How Gatorade handled this process is still up for debate but the general consensus is that the new logo went against what the company stood for.
The original logo, despite all the smaller changes that it experienced over the years, worked because it sent a simple and clear message: it symbolized power and raw energy, i.e. two things that the drink promised to offer. The bold orange and green colors, apart from having an endearing retro look, stood for vitality and energy.
However, the 2009 logo (pictured) was frowned upon because it put a bigger emphasis on the brand instead of the product in itself or because of the message it was trying to convey.
As a result, the message the old logo was trying to get across – power, raw energy, sportsmanship, competitiveness – was watered down beyond recognition. Seeing that the rebranding was not well received, Gatorade quickly reverted to a design that resembled the original logo from the 1970’s.
Logo Rebranding Tropicana
At this point, it is quite clear that rebranding is not one of Pepsi’s strong suits.
To further prove that point, let’s take a look at one of the other brands that the company owns, Tropicana.
The Tropicana rebrand was conceived while the new Pepsi logo was failing to make waves. Unfortunately, one could argue that the Tropicana rebrand was worse than that of Pepsi. While their main brand went through a disastrous, albeit totally fixable change, through the redesign, Tropicana lost virtually all of its identity, and caused sales to plummet.
Everything that made the Tropicana logo stand out disappeared. The big, noticeable orange was turned into a visual reflection of a container filled with orange liquid. The company’s name, which had previously dominated the product’s packaging design, was positioned vertically and placed on the side of the box.
While before the change, one could spot a Tropicana box from a mile away, the new packaging made the product look bland, generic and indistinguishable from the other hundreds of no-name fruit juices.
The lesson here? If you are going for a minimalistic design, do not do it to the detriment of your brand.
Mastercard Logo Rebranding
Mastercard commercials were a breath of fresh air in an industry dominated by generic ads.
They were funny, engaging and had a great story to tell. The brand’s spot in pop culture was all but ensured by their iconic logo, which consisted of two overlapped circles that symbolized the overlapping of the commerce between international powers, namely the East and West. The symbolic use of the number two represented the promise of instant gratification.
It was a clever and well-thought logo.
Which is of course why their 2016 rebrand was poorly received.
When a company goes for a rebranding, the idea behind it is to simplify an already iconic logo and send the message that the brand is evolving with the times.

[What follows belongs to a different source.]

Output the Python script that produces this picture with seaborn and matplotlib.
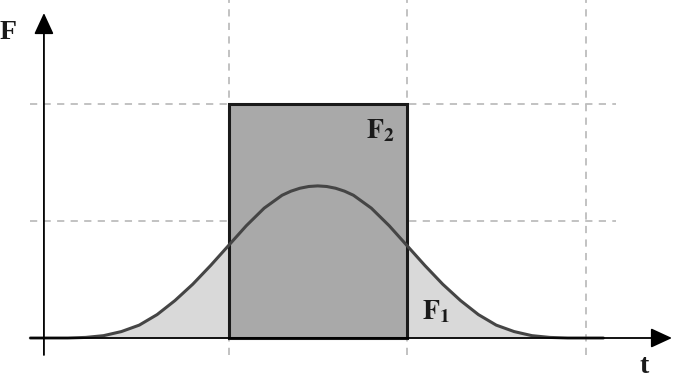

And since the new logo now features three circles instead of two, you can’t exactly say they have simplified it. Not to mention that the latest redesign is chaotic and uneasy to the eye due to the transparent effects. Furthermore, the colors are washed out, and placing the name of the company underneath the interlocking circles makes the logo look overcrowded.

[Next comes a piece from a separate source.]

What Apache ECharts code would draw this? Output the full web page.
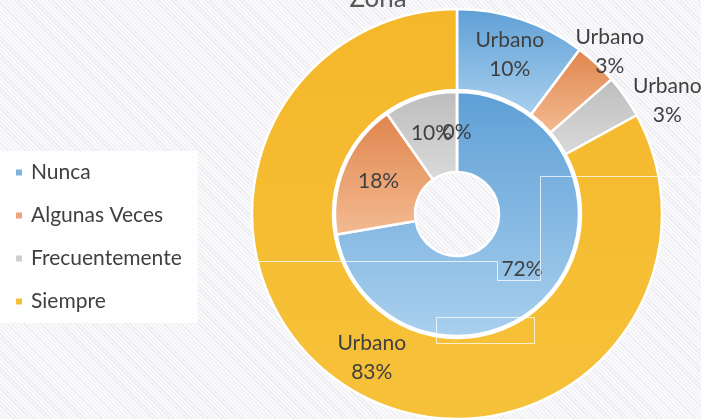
<!DOCTYPE html>
<html><head><meta charset="utf-8">
<script src="https://cdn.jsdelivr.net/npm/echarts@6/dist/echarts.min.js"></script>
<style>
html,body{margin:0;padding:0;}
body{width:701px;height:419px;overflow:hidden;
background:repeating-linear-gradient(45deg,#ebebf0 0px,#ebebf0 1px,#fafafc 1px,#fafafc 3px);}
#c{width:701px;height:419px;}
</style></head>
<body><div id="c"></div>
<script>
const titleText = 'Zona';
const categories = ['Nunca', 'Algunas Veces', 'Frecuentemente', 'Siempre'];
const innerValues = [72.3, 18.0, 9.7, 0];
const outerValues = [10.2, 3.4, 3.4, 83.0];
const outerLabelPrefix = 'Urbano';

function grad(a, b) {
  return new echarts.graphic.LinearGradient(0, 0, 0, 1, [{offset: 0, color: a}, {offset: 1, color: b}]);
}
const colors = [
  grad('#5e9fd6', '#a9d0ee'),
  grad('#e0854d', '#f4bb92'),
  grad('#bdbdbd', '#dadada'),
  grad('#f5b72a', '#f6c23a')
];
const legendColors = ['#7fb3dd', '#e9a47c', '#cfcfcf', '#f3c03a'];

const chart = echarts.init(document.getElementById('c'));
const font = 'Lato';
const labelColor = '#404040';
const innerData = categories.map((n, i) => ({name: n, value: innerValues[i], itemStyle: {color: colors[i]}}));
const outerData = categories.map((n, i) => {
  const d = {name: n, value: outerValues[i], itemStyle: {color: colors[i]}};
  if (i === 1 || i === 2) {
    d.label = {position: 'outside'};
  }
  return d;
});

const lineStyle = {stroke: 'rgba(255,255,255,0.75)', lineWidth: 1, fill: null};
const baseGraphics = [
  {id: 'frame1', type: 'polyline', silent: true, z: 100, shape: {points: [[255, 261.5], [497.5, 261.5], [497.5, 280.5], [540.5, 280.5], [540.5, 176.5], [701, 176.5]]}, style: lineStyle},
  {id: 'frame2', type: 'rect', silent: true, z: 100, shape: {x: 436.5, y: 317.5, width: 98, height: 26}, style: lineStyle}
];

chart.setOption({
  animation: false,
  title: {
    text: titleText, left: 373, top: -19, textAlign: 'center',
    textStyle: {fontFamily: font, fontSize: 26, fontWeight: 'normal', color: '#595959'}
  },
  legend: {
    orient: 'vertical', left: 0, top: 151,
    padding: [11, 16, 11, 14],
    backgroundColor: 'rgba(255,255,255,0.88)',
    itemWidth: 8, itemHeight: 8, itemGap: 22, icon: 'rect',
    data: categories.map((n, i) => ({name: n, itemStyle: {color: legendColors[i]}})),
    textStyle: {fontFamily: font, fontSize: 21, color: labelColor, padding: [0, 0, 0, 3]}
  },
  graphic: baseGraphics,
  series: [
    {
      type: 'pie', name: 'inner', center: [457, 214], radius: [42, 122],
      startAngle: 90, clockwise: true, avoidLabelOverlap: false,
      itemStyle: {borderColor: '#ffffff', borderWidth: 2.5},
      label: {show: true, position: 'inside', fontFamily: font, fontSize: 21, color: labelColor,
        formatter: p => Math.round(p.value) + '%'},
      labelLine: {show: false},
      data: innerData
    },
    {
      type: 'pie', name: 'outer', center: [457, 214], radius: [124, 205],
      startAngle: 90, clockwise: true, avoidLabelOverlap: false,
      itemStyle: {borderColor: '#ffffff', borderWidth: 2.5},
      label: {show: true, position: 'inside', fontFamily: font, fontSize: 21, color: labelColor,
        lineHeight: 29, align: 'center',
        formatter: p => outerLabelPrefix + '\n' + Math.round(p.value) + '%'},
      labelLine: {show: false, length: 6, length2: 0},
      labelLayout: function (p) {
        const cx = p.labelRect.x + p.labelRect.width / 2;
        if (p.dataIndex === 1) return {x: cx - 30, dy: -4, align: 'center'};
        if (p.dataIndex === 2) return {x: cx - 2, dy: 4, align: 'center'};
        return {};
      },
      data: outerData
    }
  ]
});

// ECharts hides the label of a zero-value sector; draw it at the sector's own layout position.
const innerSeriesData = chart.getModel().getSeriesByIndex(0).getData();
const zeroLabels = [];
innerValues.forEach((v, i) => {
  if (v !== 0) return;
  const lay = innerSeriesData.getItemLayout(i);
  if (!lay) return;
  const ang = (lay.startAngle + lay.endAngle) / 2;
  const rr = (lay.r0 + lay.r) / 2;
  zeroLabels.push({
    id: 'zero' + i, type: 'text', silent: true, z: 50,
    x: lay.cx + rr * Math.cos(ang), y: lay.cy + rr * Math.sin(ang),
    style: {text: Math.round(v) + '%', fontFamily: font, fontSize: 21, fill: labelColor,
      align: 'center', verticalAlign: 'middle'}
  });
});
chart.setOption({graphic: baseGraphics.concat(zeroLabels)});
</script></body></html>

As much as we love to bash the failed occasional corporate rebranding efforts, truth of the matter is a successful rebranding campaign is very hard to pull off. When launching a rebrand, you are essentially gambling the reputation and future of your company in the hopes of staying relevant in the current market. So, the stakes are very high. It is a delicate process with many nuances and details to take into account. The five rebranding failures highlighted in this article are the perfect example of what happens when companies do not do their due diligence to ensure that both the spirit and the message of their brands are reflected by their new logos.